Riferimento alla possibilità che i parametri di bilancio possano essere scombussolati, cui Tria replica escludendo “una manovra correttiva legata al rallentamento della crescita” essendo gli obiettivi parametrati sul deficit strutturale. Temi più concreti, dunque, con sullo sfondo un’economia europea, e globale, che ha un sacco di problemi che a Davos saltano fuori ad ogni angolo. Come quando Christine Lagarde, direttore generale del Fmi, avverte che se la Cina rallenta un po’ va bene, “ma se il rallentamento dovesse essere veloce, sarebbe un vero problema”.

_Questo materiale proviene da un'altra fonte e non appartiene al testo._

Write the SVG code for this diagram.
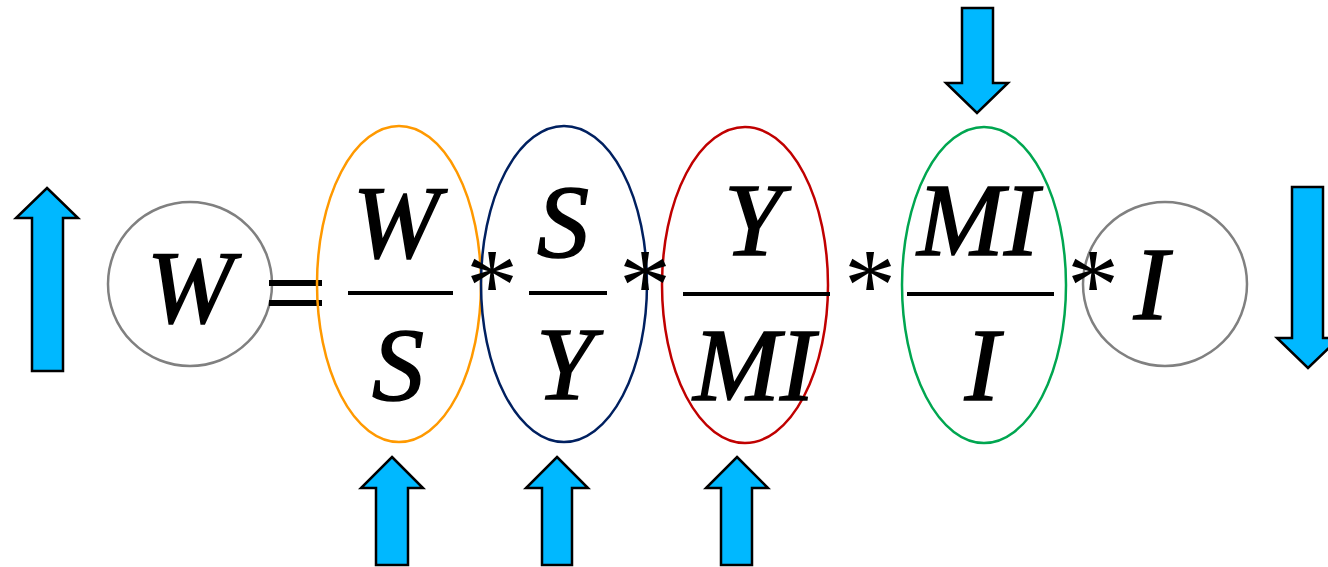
<svg xmlns="http://www.w3.org/2000/svg" width="1328" height="567" viewBox="0 0 1328 567">
<style>
.t{font-family:"Liberation Serif","Times New Roman",serif;font-style:italic;font-size:104px;fill:#000;stroke:#000;stroke-width:1.6;text-anchor:middle}
.a{font-family:"Liberation Serif","Times New Roman",serif;font-size:104px;fill:#000;text-anchor:middle}
.ar{fill:#00B8FF;stroke:#000;stroke-width:2.5;stroke-linejoin:miter}
.bar{stroke:#000;stroke-width:4}
.ov{fill:none;stroke-width:2.5}
</style>
<rect width="1328" height="567" fill="#fff"/>
<g id="arrow-left"><polygon class="ar" points="47,188 78,218 63,218 63,371 32,371 32,218 16,218"/></g>
<g id="node-W">
<circle cx="190" cy="284" r="82" class="ov" stroke="#808080"/>
<text class="t" x="190" y="322">W</text>
</g>
<g id="equals"><rect x="269" y="280" width="53" height="6"/><rect x="269" y="300" width="53" height="6"/></g>
<g id="frac-WS">
<ellipse cx="399" cy="284" rx="82" ry="158" class="ov" stroke="#FF9900"/>
<text class="t" x="396" y="257">W</text>
<line class="bar" x1="348" y1="293" x2="453" y2="293"/>
<text class="t" x="398" y="400">S</text>
</g>
<g id="frac-SY">
<ellipse cx="564" cy="284" rx="83" ry="158" class="ov" stroke="#002060"/>
<text class="t" x="563" y="257">S</text>
<line class="bar" x1="529" y1="293" x2="607" y2="293"/>
<text class="t" x="565" y="399">Y</text>
</g>
<g id="frac-YMI">
<ellipse cx="745" cy="285" rx="83" ry="158" class="ov" stroke="#C00000"/>
<text class="t" x="753" y="255">Y</text>
<line class="bar" x1="683" y1="294" x2="830" y2="294"/>
<text class="t" x="754" y="400">MI</text>
</g>
<g id="frac-MII">
<ellipse cx="984" cy="285" rx="82" ry="158" class="ov" stroke="#00A650"/>
<text class="t" x="978" y="255">MI</text>
<line class="bar" x1="907" y1="294" x2="1054" y2="294"/>
<text class="t" x="982" y="400">I</text>
</g>
<g id="node-I">
<circle cx="1165" cy="284" r="82" class="ov" stroke="#808080"/>
<text class="t" x="1151" y="319">I</text>
</g>
<g id="operators">
<text class="a" x="492" y="320">*</text>
<text class="a" x="645" y="320">*</text>
<text class="a" x="870" y="320">*</text>
<text class="a" x="1093" y="320">*</text>
</g>
<g id="connectors">
<polygon class="ar" points="962,8 993,8 993,83 1008,83 977,113 946,83 962,83"/>
<polygon class="ar" points="1292,187 1323,187 1323,338 1339,338 1308,368 1277,338 1292,338"/>
<polygon class="ar" points="392,457 423,488 408,488 408,565 376,565 376,488 361,488"/>
<polygon class="ar" points="557,457 588,488 572,488 572,565 542,565 542,488 526,488"/>
<polygon class="ar" points="737,457 768,488 752,488 752,565 721,565 721,488 706,488"/>
</g>
</svg>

La Cina e la sua crescita piena di interrogativi. La guerra dei dazi. Brexit, un labirinto di cui il gotha finanziario riunito fra le nevi svizzere non riesce ancora a capacitarsi. E l’armageddon lanciato da mesi dal ‘Dr Doom’ Nouriel Roubini, quella recessione mondiale possibile nel 2020 che finora pochi osavano evocare. Finché non è arrivato David Solomon di Goldman Sachs a rompere il tabù: la probabilità è del 50%. Se si verificasse davvero, in Europa, a Washington o Pechino sanno che è meglio dimenticare il superfluo e preparare l’ombrello.